If Mr. Pink is to be believed, he's the only "professional" in the group; he kept his cool, he never gave up any secrets, and he knew when to keep his head down. He was also a cheap bastard and prone to whining. Played by Steve Buscemi, Mr. Pink was the vaguely uneasy and self-serving member of the gang. He's also the only character whose real name is never revealed (among other things).
Despite just being four guys in black suits, the detail given to the Dogs is quite impressive: every part of every figure is unique; though it would have meant cheaper production costs, nothing was reused; they each even have their own style of shoes. The poses are different, the body types are different, but the attitudes are the same. Mr. Pink's one
of the more balanced figures, which is kind of ironic, isn't it? He's normally so squirrely. Though technically he should be wearing jeans, not dress pants. His left index finger sticks out strangely and is a bit too short for his hand; what's up with that?

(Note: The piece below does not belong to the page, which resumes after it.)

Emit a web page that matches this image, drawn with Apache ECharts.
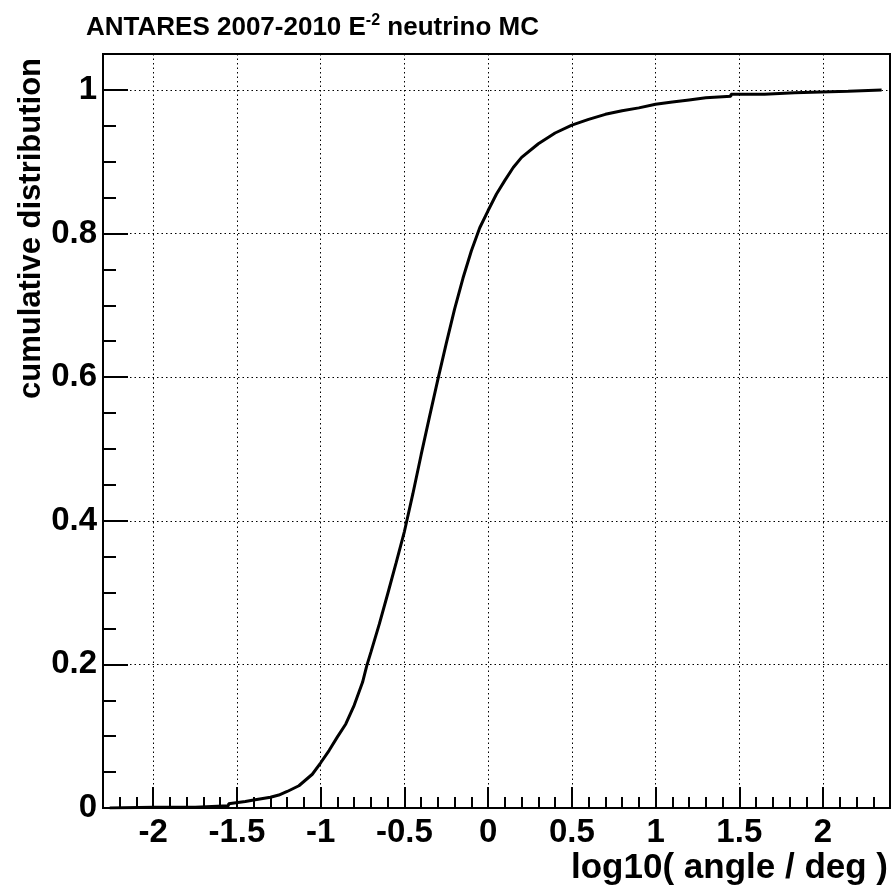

Pink stands just under 7" tall and features 20 points of articulation, so while he's the same general height as McFarlane Toys' Movie Maniacs, he's much more flexible. There
are joints at the neck, shoulders, lower biceps, elbows, wrists, waist, hips, thighs, knees and shins. You can tell who this is supposed to be (it's hard to miss those creepy eyes of his) even though the likeness isn't as true to life as McToys' sculpts. Mezco took some artistic liberty with the facial sculpt, but still did a good job. And what are the odds of getting another Steve Buscemi toy?

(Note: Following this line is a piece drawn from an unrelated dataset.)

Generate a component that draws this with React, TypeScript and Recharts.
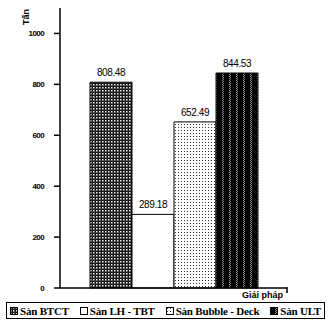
import { BarChart, Bar, XAxis, YAxis, Legend, LabelList } from "recharts";

const categories = ["Giải pháp"];
const seriesNames = ["Sàn BTCT", "Sàn LH - TBT", "Sàn Bubble - Deck", "Sàn ULT"];
const seriesValues = [808.48, 289.18, 652.49, 844.53];
const yTicks = [0, 200, 400, 600, 800, 1000];

const fills = ["url(#pBtct)", "#ffffff", "url(#pBubble)", "url(#pUlt)"];

const data = categories.map((name) => {
  const row: Record<string, string | number> = { name };
  seriesNames.forEach((s, i) => {
    row[s] = seriesValues[i];
  });
  return row;
});

const sans = "Arial, 'Liberation Sans', sans-serif";
const serif = "'Liberation Serif', 'Times New Roman', serif";

function LegendBox() {
  return (
    <div
      style={{
        marginLeft: 6,
        marginTop: 4,
        width: 319,
        height: 17,
        border: "1.5px solid #000",
        display: "flex",
        alignItems: "center",
        justifyContent: "space-between",
        padding: "0 3px",
        boxSizing: "border-box",
        fontFamily: serif,
        fontWeight: "bold",
        fontSize: 11,
        whiteSpace: "nowrap",
        letterSpacing: -0.2,
      }}
    >
      {seriesNames.map((s, i) => (
        <span key={s} style={{ display: "flex", alignItems: "center" }}>
          <svg width={8} height={8} style={{ marginRight: 2 }}>
            <rect x={0.5} y={0.5} width={7} height={7} fill={fills[i]} stroke="#000" />
          </svg>
          {s}
        </span>
      ))}
    </div>
  );
}

// axis title sits under the right end of the x axis, with a small end tick
function XTitle(props: any) {
  const { viewBox } = props;
  const xEnd = viewBox.x + viewBox.width;
  const y = viewBox.y;
  return (
    <g>
      <line x1={xEnd} y1={y - 1} x2={xEnd} y2={y + 5} stroke="#000" strokeWidth={1.5} />
      <text x={xEnd - 4} y={y + 10} textAnchor="end" fontFamily={sans} fontWeight="bold" fontSize={9} fill="#000">
        Giải pháp
      </text>
    </g>
  );
}

export default function App() {
  return (
    <div style={{ position: "absolute", left: 0, top: 0, width: 331, height: 328, background: "#fff" }}>
      <BarChart
        width={331}
        height={328}
        data={data}
        margin={{ top: 8, right: 44, left: 0, bottom: 0 }}
        barGap={0}
        barSize={42}
      >
        <defs>
          <pattern id="pBtct" width="3" height="3" patternUnits="userSpaceOnUse">
            <rect width="3" height="3" fill="#000" />
            <rect x="0" y="0" width="1.5" height="1.5" fill="#fff" />
            <rect x="1.5" y="1.5" width="1" height="1" fill="#999" />
          </pattern>
          <pattern id="pBubble" width="3" height="3" patternUnits="userSpaceOnUse">
            <rect width="3" height="3" fill="#fff" />
            <rect x="1" y="1" width="1" height="1" fill="#333" />
          </pattern>
          <pattern id="pUlt" width="7" height="4" patternUnits="userSpaceOnUse" x="1">
            <rect width="7" height="4" fill="#000" />
            <rect x="4" y="0" width="1" height="1" fill="#999" />
            <rect x="5" y="1" width="1" height="1" fill="#888" />
            <rect x="4" y="2" width="1" height="1" fill="#999" />
            <rect x="5" y="3" width="1" height="1" fill="#888" />
          </pattern>
        </defs>
        <XAxis
          dataKey="name"
          tick={false}
          tickLine={false}
          height={10}
          axisLine={{ stroke: "#000", strokeWidth: 1.5 }}
          label={<XTitle />}
        />
        <YAxis
          width={60}
          domain={[0, 1100]}
          ticks={yTicks}
          tickSize={6}
          tickMargin={10}
          axisLine={{ stroke: "#000", strokeWidth: 1.5 }}
          tickLine={{ stroke: "#000", strokeWidth: 1.5 }}
          tick={{ fill: "#000", fontSize: 8, fontWeight: "bold", fontFamily: sans, letterSpacing: -0.6 }}
          label={{
            value: "Tấn",
            angle: -90,
            position: "insideTopLeft",
            dx: 18,
            dy: 12,
            fontFamily: sans,
            fontWeight: "bold",
            fontSize: 9,
            fill: "#000",
          }}
        />
        <Legend verticalAlign="bottom" height={30} wrapperStyle={{ left: 0, width: 331 }} content={() => <LegendBox />} />
        {seriesNames.map((s, i) => (
          <Bar key={s} dataKey={s} fill={fills[i]} stroke="#000" strokeWidth={1} isAnimationActive={false}>
            <LabelList
              dataKey={s}
              position="top"
              offset={6}
              formatter={(v: number) => v.toFixed(2)}
              style={{ fill: "#000", fontSize: 10, fontFamily: sans, letterSpacing: -0.4 }}
            />
          </Bar>
        ))}
      </BarChart>
    </div>
  );
}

Like all the Reservoir Dogs figures, Mr. Pink comes with a section of the street scene and a second disk base to assist those hard to balance poses. He's also got removable sunglasses, which are styled a lot like Mr. White's, but actually extend over his ears rather than plugging into his hair. There's one alternate hand, capable of holding the included satchel of diamonds (it doesn't open, sadly) or perhaps a pistol. Of course, you'll have to borrow one of the other figures' - at Buscemi's request, his figure does not come with a gun - way to put forth a band-aid solution, Steve.
Actually, according to an interview with Michael Madsen in ToyFare magazine, we've probably got Mrs. Buscemi to thank for the lack of heat packed with this figure. Make of that what you will. Remember Mr. Pink's complaint about what his name sounded like? I think Mr. Pink is "pink"whipped.

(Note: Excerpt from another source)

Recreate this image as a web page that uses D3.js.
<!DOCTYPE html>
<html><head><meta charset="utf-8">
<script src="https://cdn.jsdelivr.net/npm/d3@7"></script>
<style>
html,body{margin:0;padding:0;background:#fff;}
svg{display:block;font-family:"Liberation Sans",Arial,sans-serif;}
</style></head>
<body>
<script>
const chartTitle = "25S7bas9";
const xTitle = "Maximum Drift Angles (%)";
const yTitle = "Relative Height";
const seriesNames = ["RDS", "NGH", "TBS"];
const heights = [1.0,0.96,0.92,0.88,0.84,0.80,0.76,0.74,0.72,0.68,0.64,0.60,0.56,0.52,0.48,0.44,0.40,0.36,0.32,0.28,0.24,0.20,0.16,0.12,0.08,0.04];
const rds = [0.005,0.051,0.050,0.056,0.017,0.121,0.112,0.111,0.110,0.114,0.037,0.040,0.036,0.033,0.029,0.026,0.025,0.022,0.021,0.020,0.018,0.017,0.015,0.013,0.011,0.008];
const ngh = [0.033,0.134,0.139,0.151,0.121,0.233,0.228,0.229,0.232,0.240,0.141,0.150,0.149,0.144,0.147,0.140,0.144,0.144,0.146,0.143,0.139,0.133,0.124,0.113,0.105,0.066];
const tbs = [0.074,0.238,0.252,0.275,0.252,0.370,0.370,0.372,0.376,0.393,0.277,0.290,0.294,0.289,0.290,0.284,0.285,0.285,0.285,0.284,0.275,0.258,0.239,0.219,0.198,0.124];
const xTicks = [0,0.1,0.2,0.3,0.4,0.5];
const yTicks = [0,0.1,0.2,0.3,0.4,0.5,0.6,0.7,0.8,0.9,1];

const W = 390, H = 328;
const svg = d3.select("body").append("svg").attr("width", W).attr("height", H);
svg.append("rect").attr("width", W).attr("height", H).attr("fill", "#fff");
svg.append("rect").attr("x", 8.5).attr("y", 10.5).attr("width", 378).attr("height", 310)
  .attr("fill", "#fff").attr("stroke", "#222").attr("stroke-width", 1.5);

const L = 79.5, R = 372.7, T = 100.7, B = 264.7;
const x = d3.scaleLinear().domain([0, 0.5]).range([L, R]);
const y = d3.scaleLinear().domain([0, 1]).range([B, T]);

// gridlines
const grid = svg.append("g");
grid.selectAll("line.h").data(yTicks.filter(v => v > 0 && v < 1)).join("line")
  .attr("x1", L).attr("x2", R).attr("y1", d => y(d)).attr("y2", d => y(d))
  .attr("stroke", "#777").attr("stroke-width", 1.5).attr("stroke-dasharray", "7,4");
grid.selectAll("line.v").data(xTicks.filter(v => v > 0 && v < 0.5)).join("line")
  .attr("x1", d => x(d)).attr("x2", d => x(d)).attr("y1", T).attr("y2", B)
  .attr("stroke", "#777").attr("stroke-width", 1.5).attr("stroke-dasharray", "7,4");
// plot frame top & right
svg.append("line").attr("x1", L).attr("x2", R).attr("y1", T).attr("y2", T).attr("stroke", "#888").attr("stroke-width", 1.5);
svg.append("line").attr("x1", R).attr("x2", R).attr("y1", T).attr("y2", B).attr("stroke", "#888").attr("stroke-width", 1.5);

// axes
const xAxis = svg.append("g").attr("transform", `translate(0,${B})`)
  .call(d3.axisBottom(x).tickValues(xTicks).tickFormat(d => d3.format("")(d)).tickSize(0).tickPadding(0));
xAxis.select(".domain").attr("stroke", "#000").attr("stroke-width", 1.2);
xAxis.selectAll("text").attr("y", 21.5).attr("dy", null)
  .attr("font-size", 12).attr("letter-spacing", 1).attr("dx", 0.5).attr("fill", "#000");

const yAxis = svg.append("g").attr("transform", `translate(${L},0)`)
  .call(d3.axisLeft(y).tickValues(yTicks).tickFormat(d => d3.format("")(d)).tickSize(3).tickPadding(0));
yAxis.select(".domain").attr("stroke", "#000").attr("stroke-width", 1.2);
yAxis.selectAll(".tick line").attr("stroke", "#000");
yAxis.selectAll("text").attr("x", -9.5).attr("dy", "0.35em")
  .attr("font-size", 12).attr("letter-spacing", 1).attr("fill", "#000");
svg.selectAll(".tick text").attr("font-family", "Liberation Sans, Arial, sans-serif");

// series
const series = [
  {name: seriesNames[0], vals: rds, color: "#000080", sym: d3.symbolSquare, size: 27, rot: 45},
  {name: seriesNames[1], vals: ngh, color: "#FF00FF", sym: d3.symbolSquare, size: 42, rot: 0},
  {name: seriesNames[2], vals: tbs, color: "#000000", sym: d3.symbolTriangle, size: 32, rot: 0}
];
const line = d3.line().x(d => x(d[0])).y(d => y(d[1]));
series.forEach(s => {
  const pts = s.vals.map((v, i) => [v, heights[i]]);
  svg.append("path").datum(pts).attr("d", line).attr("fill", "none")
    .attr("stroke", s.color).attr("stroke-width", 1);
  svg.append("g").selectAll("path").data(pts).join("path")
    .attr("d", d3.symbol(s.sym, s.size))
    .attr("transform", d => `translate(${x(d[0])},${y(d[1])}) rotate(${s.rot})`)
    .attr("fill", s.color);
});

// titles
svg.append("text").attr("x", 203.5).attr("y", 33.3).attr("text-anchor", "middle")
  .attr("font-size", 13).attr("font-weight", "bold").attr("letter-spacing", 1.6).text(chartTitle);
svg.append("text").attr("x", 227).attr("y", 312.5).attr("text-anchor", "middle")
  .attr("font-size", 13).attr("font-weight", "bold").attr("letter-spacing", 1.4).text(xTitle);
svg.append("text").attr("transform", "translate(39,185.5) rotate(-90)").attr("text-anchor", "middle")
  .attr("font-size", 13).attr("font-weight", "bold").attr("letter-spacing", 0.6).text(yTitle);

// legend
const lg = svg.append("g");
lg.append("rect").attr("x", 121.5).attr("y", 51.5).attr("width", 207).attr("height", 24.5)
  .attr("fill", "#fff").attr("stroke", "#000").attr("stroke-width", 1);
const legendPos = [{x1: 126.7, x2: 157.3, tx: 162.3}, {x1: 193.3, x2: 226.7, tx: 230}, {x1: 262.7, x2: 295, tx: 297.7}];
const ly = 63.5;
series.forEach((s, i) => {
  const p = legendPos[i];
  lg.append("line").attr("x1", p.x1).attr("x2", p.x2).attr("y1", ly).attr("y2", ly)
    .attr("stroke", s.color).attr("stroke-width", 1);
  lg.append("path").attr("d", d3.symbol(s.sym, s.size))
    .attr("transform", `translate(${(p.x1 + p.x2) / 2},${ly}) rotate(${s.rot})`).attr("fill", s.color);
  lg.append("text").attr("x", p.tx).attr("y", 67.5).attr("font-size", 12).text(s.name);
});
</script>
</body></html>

We've gone this far without even mentioning the packaging.
The figures are sold on blister cards (rather than those clamshells McFarlane has started using all the damn time) with red and black graphics. There are molded bullet holes on the blister, with matching images printed behind them. The card is designed to look slightly worn - much like the Pulp Fiction poster was.
If you have a decent home audio system, crank it up and listen to the closing scenes of the movie. If you can get past Harvey Keitel's crying, you'll hear what happens to Mr. Pink after he leaves the warehouse: he grabs a car, crashes as the police shoot out the tires, and is crying about that when they handcuff him. Basically, he's the only man left standing, and he gets to take the rap for the entire heist. Poor guy. That's what he gets for being a professional.